The Kirkintilloch school will open its doors following the school Easter holidays in April.
It was originally meant to be completed last year but was hit by delays, while the cost has spiralled from £5million to £7.7million.
Extending from the current Strathkelvin Place and running parallel to Donaldson Street, the new part of the road is expected to be finished in the next two or three weeks, depending on the weather.
Developers have promised there will be very minimal impact on the on-street parking spaces on the existing part of the road that are reserved for East Dunbartonshire employees and visitors.
To allow the work to be completed, some of the pictorial hoardings that were on display around the site have been removed.

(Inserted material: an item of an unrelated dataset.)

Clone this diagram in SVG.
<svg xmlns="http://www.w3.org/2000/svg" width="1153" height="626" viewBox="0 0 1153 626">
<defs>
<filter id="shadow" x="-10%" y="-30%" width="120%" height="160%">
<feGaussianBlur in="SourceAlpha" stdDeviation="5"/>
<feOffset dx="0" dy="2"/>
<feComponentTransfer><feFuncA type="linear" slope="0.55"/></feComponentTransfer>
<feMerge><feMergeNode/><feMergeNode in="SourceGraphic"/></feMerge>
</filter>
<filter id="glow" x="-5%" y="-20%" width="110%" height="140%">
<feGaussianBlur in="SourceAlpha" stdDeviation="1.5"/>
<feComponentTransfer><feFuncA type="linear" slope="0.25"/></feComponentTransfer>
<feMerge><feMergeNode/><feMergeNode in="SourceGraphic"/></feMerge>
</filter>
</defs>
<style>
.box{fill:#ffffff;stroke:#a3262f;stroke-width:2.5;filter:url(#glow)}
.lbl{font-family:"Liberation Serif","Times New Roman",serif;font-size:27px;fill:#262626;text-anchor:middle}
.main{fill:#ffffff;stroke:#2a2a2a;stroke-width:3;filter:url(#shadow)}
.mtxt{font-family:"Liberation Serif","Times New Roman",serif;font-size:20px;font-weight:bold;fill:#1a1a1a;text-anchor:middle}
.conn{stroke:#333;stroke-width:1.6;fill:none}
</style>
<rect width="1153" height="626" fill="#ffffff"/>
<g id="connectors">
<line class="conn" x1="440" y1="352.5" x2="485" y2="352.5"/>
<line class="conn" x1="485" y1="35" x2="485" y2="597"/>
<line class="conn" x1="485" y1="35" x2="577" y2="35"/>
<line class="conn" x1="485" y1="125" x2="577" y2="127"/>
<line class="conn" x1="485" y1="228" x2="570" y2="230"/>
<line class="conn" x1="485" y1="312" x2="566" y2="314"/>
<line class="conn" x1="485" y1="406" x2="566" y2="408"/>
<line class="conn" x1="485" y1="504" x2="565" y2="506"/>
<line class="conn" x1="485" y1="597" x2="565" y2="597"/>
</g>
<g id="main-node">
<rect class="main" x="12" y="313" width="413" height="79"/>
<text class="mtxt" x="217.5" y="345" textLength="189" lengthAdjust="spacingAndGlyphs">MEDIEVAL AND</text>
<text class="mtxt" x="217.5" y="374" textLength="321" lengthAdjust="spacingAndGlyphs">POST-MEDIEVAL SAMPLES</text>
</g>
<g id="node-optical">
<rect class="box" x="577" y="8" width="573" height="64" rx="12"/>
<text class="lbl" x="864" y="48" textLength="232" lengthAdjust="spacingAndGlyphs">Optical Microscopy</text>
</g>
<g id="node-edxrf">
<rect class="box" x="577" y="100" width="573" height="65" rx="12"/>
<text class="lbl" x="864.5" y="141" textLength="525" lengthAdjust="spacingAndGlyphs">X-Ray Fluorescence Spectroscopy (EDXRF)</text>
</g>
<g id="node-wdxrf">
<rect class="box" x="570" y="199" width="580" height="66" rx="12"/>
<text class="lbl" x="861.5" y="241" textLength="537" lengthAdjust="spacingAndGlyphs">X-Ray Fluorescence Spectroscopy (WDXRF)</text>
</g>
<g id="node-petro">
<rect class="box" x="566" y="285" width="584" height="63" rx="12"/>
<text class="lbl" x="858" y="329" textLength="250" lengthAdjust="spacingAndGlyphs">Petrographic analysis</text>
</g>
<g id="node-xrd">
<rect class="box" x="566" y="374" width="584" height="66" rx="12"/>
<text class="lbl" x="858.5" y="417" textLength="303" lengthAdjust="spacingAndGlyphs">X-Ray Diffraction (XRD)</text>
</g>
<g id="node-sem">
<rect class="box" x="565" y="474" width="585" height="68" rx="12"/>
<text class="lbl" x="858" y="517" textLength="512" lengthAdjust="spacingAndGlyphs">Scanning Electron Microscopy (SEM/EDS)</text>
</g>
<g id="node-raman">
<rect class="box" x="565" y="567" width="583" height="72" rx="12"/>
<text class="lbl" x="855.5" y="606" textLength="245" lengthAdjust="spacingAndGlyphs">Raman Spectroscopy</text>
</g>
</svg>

Designed by Lairdsland pupils from P1 to P7 as part of a history project, the artwork will be stored and some pieces will eventually be located within the new school.
Lairdsland Primary will be the first of five new schools to be completed as part of East Dunbartonshire Council’s controversial £48million Primary School Improvement Programme (PSIP) which aims to “provide an enhanced learning environment for pupils”.

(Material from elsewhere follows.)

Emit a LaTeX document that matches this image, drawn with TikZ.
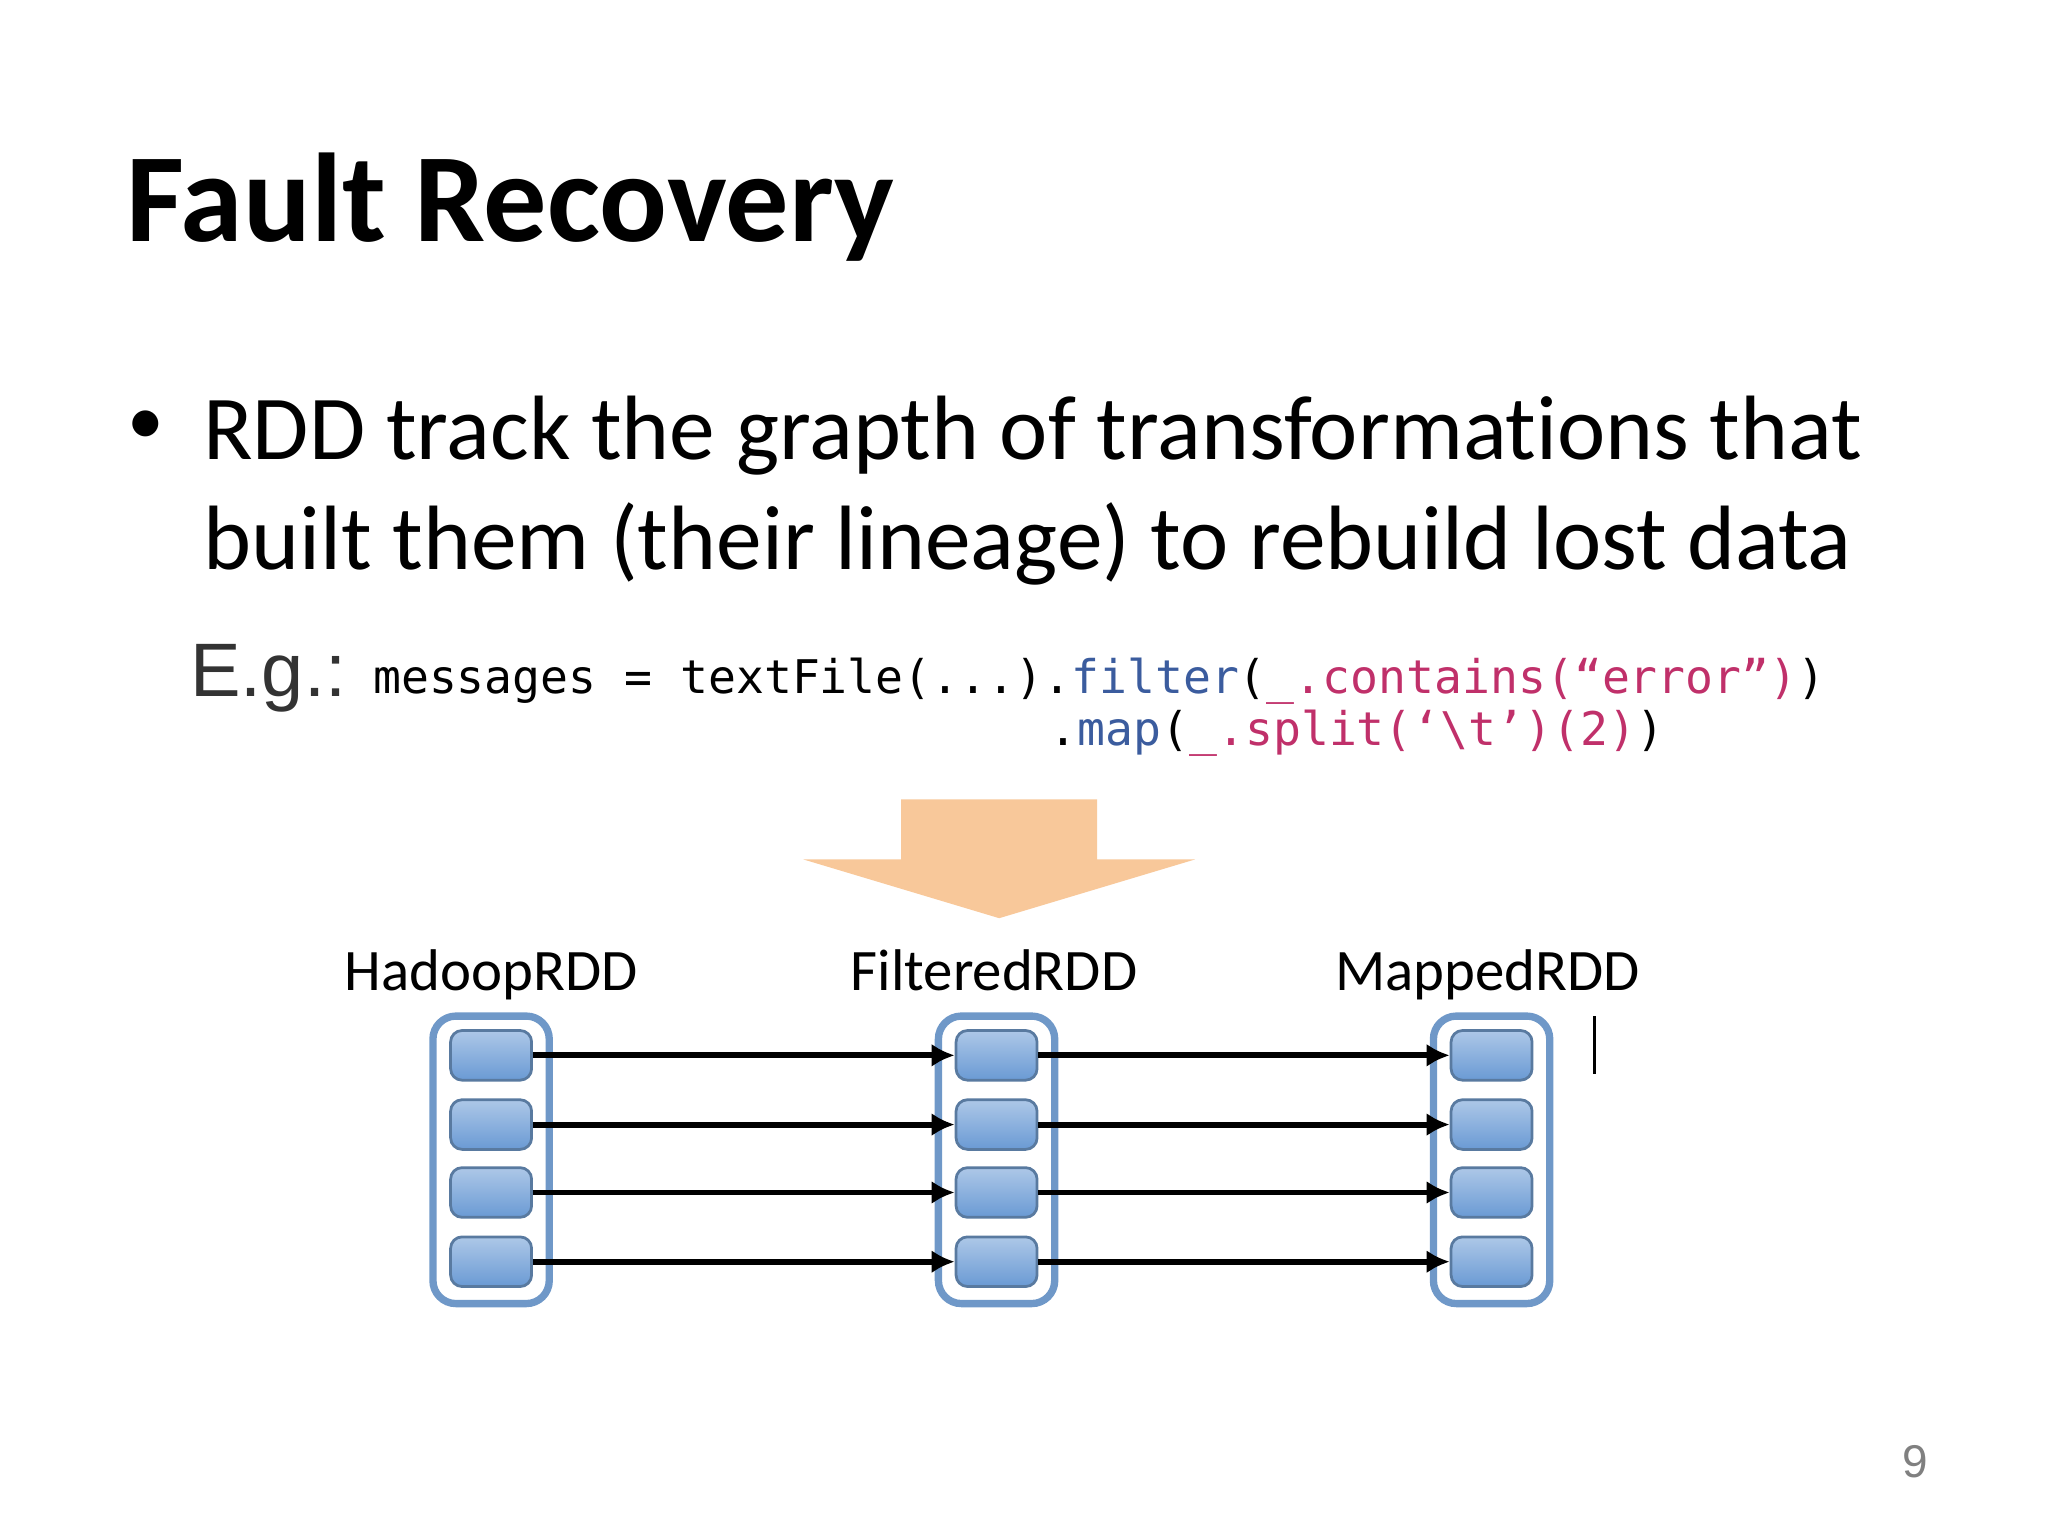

The design for Lairdsland has also been established as a reference design for Scotland, and will form the starting point for other projects in the programme.

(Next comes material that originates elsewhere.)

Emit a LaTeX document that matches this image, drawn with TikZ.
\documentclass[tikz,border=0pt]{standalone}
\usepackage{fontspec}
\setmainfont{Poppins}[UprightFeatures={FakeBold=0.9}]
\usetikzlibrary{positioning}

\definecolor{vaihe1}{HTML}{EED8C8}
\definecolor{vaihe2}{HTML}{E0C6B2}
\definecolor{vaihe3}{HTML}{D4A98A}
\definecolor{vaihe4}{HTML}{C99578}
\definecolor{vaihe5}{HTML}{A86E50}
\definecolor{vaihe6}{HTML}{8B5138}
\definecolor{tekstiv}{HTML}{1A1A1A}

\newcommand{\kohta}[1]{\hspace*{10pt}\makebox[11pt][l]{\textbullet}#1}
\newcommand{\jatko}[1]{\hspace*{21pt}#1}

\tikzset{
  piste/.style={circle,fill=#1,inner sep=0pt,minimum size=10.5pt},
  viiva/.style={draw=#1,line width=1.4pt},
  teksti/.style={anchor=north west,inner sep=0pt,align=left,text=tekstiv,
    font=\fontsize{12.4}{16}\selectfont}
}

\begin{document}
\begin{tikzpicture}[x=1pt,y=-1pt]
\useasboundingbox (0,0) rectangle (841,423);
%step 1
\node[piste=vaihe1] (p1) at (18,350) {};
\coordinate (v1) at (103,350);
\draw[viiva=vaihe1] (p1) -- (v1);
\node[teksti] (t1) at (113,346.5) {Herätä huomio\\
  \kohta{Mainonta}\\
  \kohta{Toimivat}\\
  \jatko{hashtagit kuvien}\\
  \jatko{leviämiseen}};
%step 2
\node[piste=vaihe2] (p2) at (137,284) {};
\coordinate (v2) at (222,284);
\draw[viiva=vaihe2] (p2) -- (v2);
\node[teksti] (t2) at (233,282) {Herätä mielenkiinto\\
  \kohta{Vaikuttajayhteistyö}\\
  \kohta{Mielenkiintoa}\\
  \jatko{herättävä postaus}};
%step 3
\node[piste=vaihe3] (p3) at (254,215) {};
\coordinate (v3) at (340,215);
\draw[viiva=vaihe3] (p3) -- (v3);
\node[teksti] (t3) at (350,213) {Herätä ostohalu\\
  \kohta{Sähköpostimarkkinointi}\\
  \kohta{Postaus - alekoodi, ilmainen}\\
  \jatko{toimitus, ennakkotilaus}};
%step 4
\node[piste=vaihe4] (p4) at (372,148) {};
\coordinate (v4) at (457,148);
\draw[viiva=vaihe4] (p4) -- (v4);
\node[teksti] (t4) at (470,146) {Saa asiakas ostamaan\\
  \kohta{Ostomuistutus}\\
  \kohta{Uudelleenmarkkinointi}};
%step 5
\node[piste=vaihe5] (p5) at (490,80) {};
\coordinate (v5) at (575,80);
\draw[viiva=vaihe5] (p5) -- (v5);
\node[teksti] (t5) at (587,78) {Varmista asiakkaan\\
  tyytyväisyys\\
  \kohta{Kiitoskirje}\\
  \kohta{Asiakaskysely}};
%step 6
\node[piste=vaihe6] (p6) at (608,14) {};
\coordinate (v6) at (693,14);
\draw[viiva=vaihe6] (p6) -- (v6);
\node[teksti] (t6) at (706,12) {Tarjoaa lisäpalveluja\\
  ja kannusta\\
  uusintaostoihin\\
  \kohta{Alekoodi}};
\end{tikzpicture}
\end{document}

Council chiefs have pledged to work closely with staff, parents and pupils to develop the design appropriately for each school community involved.
Council leader Rhondda Geekie said work on the road signals how close the new school is to completion.
She added: “This is another exciting step along the way to the opening of our first new primary school.
“Construction on the building itself is also on track and we’re all very excited to see the finished result and to see our young pupils enjoying the additional benefits it will bring to their education.”
A selection of councillors, school staff, pupils and invited guests will have their first chance to look around the new schoolnext Monday (March 16).
Meanwhile, teachers and pupils are celebrating their current school building’s 140 year old history with a series of events, exhibitions and visits.
The existing Victorian building has occupied the Kerr Street site ever since it was built in 1875, but in recent decades the facilites have become outdated, leading to calls for the new school to be delivered.